Review by Jamie Dunn | 08 Aug 2014

We meet Lisa stretched out on a warm rock as she stares across “England’s highest beach”. She’s not by the seaside, however. This is a man-made phenomenon: a dam near Todmorden, West Yorkshire. As she sits and sketches her monologues reveal the men that have shaped her: a handful of boyfriends, her cheating husband (Drew to her, Andy to his mistress), and Pete Burns, the Dead or Alive frontman, who taught her how to wear makeup. 

Lisa, to quote Burns, is spinning like a record, right round round. Foul-mouthed and furious at the cards she’s been dealt, Jo Gerard plays Lisa with a beguiling mix of grit, guts and regret. Speaking to the wind, birds and the insects that make up To the Dam’s soundtrack, she struggles through her precarious relationship with her wild teenage daughter (she’s blowing her off to spend a day in the sunshine) and, most poignantly, recreates the heart-breaking moment her still-born first child was ripped from her arms. 

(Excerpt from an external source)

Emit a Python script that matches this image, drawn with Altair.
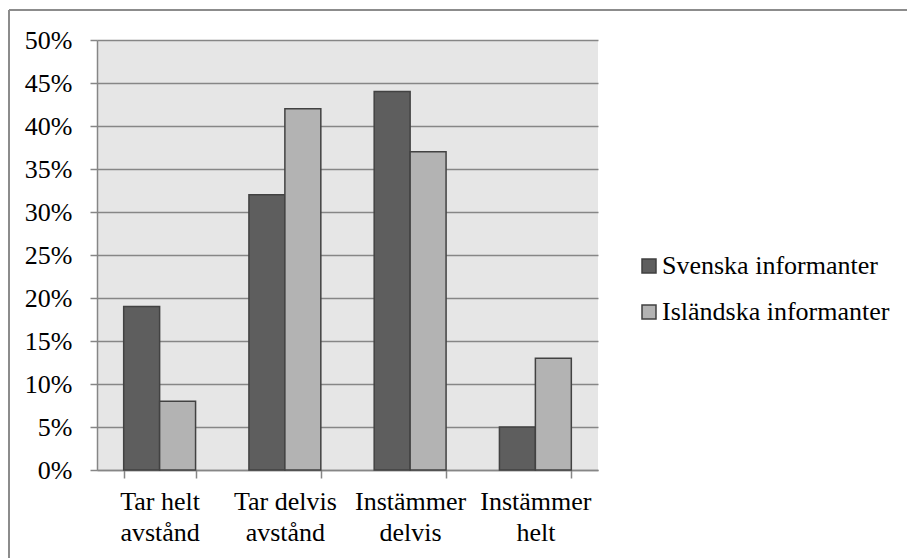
import altair as alt
import pandas as pd

# Survey answers per response category, share of informants (%)
categories = ["Tar helt avstånd", "Tar delvis avstånd", "Instämmer delvis", "Instämmer helt"]
# line break used for the two-line axis labels
label_lines = ["Tar helt|avstånd", "Tar delvis|avstånd", "Instämmer|delvis", "Instämmer|helt"]
series = ["Svenska informanter", "Isländska informanter"]
svenska = [19, 32, 44, 5]
islandska = [8, 42, 37, 13]
series_colors = ["#5e5e5e", "#b3b3b3"]
y_ticks = [0, 5, 10, 15, 20, 25, 30, 35, 40, 45, 50]

rows = []
for cat, lab, sv, isl in zip(categories, label_lines, svenska, islandska):
    rows.append({"kategori": lab, "grupp": series[0], "andel": sv})
    rows.append({"kategori": lab, "grupp": series[1], "andel": isl})
df = pd.DataFrame(rows)

FONT = "'Times New Roman', 'Liberation Serif', serif"
AXIS_GRAY = "#868686"

bars = alt.Chart(df).mark_bar(stroke="#424242", strokeWidth=1.5).encode(
    x=alt.X(
        "kategori:N",
        sort=label_lines,
        title=None,
        scale=alt.Scale(paddingInner=0.426, paddingOuter=0.213),
        axis=alt.Axis(
            labelAngle=0,
            labelExpr="split(datum.label, '|')",
            labelFont=FONT,
            labelFontSize=26,
            labelColor="black",
            labelLineHeight=31,
            labelPadding=10,
            tickBand="extent",
            tickSize=8,
            tickColor=AXIS_GRAY,
            tickWidth=1.5,
            domainColor=AXIS_GRAY,
            domainWidth=1.5,
            grid=False,
        ),
    ),
    xOffset=alt.XOffset("grupp:N", sort=series, scale=alt.Scale(paddingInner=0, paddingOuter=0)),
    y=alt.Y(
        "andel:Q",
        title=None,
        scale=alt.Scale(domain=[0, 50], nice=False),
        axis=alt.Axis(
            values=y_ticks,
            labelExpr="datum.value + '%'",
            labelFont=FONT,
            labelFontSize=26,
            labelColor="black",
            labelPadding=18,
            tickSize=7,
            tickColor=AXIS_GRAY,
            tickWidth=1.5,
            domainColor=AXIS_GRAY,
            domainWidth=1.5,
            gridColor=AXIS_GRAY,
            gridWidth=1.5,
        ),
    ),
    color=alt.Color(
        "grupp:N",
        sort=series,
        scale=alt.Scale(domain=series, range=series_colors),
        legend=alt.Legend(
            title=None,
            orient="none",
            legendX=539,
            legendY=213,
            padding=0,
            symbolType="square",
            symbolSize=196,
            symbolStrokeColor="#404040",
            symbolStrokeWidth=1.5,
            labelFont=FONT,
            labelFontSize=26,
            labelColor="black",
            labelOffset=0,
            rowPadding=20,
            labelLimit=400,
        ),
    ),
)

# outer frame: top and left edges
frame_top = alt.Chart(alt.Data(values=[{}])).mark_rule(color="#8c8c8c", strokeWidth=2).encode(
    x=alt.value(-88), x2=alt.value(810), y=alt.value(-30)
)
frame_left = alt.Chart(alt.Data(values=[{}])).mark_rule(color="#8c8c8c", strokeWidth=2).encode(
    x=alt.value(-88), y=alt.value(-30), y2=alt.value(518)
)

chart = (
    alt.layer(bars, frame_top, frame_left)
    .properties(
        width=501,
        height=430,
        padding={"left": 97, "top": 40, "right": 309, "bottom": 88},
        autosize=alt.AutoSizeParams(type="none"),
        background="white",
    )
    .configure(font=FONT)
    .configure_view(fill="#e6e6e6", stroke=None)
)

chart.save("out.html", embed_options={"renderer": "svg", "actions": False})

This one woman show – written and directed by John Clarke – has a vivid clarity. The audience is constantly aware of where Lisa is: physically and mentally. Gerard is particularly deft at bringing to life the play’s off-stage antagonists: Lisa’s recollection of a tense encounter in a lift with the woman Drew left her for marks Gerard out as a gifted storyteller. It’s telling that the one false note in the play comes during an audio recording, where Gerard is required to simply lie in a foetal curl and listen as a past trauma unfolds on the soundtrack.

This heavy-handed moment aside, Clarke’s script is witty and wise: “Tracey Emin’s not the kind of name you can bring up in Lidl,” Lisa muses at one point, confessing to being somewhat of an artist herself. Like many of her one-liners, it’s a good gag that gains heft as the play goes on. Though ultimately a play of frustration and loneliness, To the Dam refuses to wallow in dark self-indulgence. There is the suggestion that you can’t keep this indomitable woman down, and a rapturous finale suggest the floodwaters of her life might just be ready to burst open and set her free.

To the Dam was part of Manchester's 24:7 theatre festival.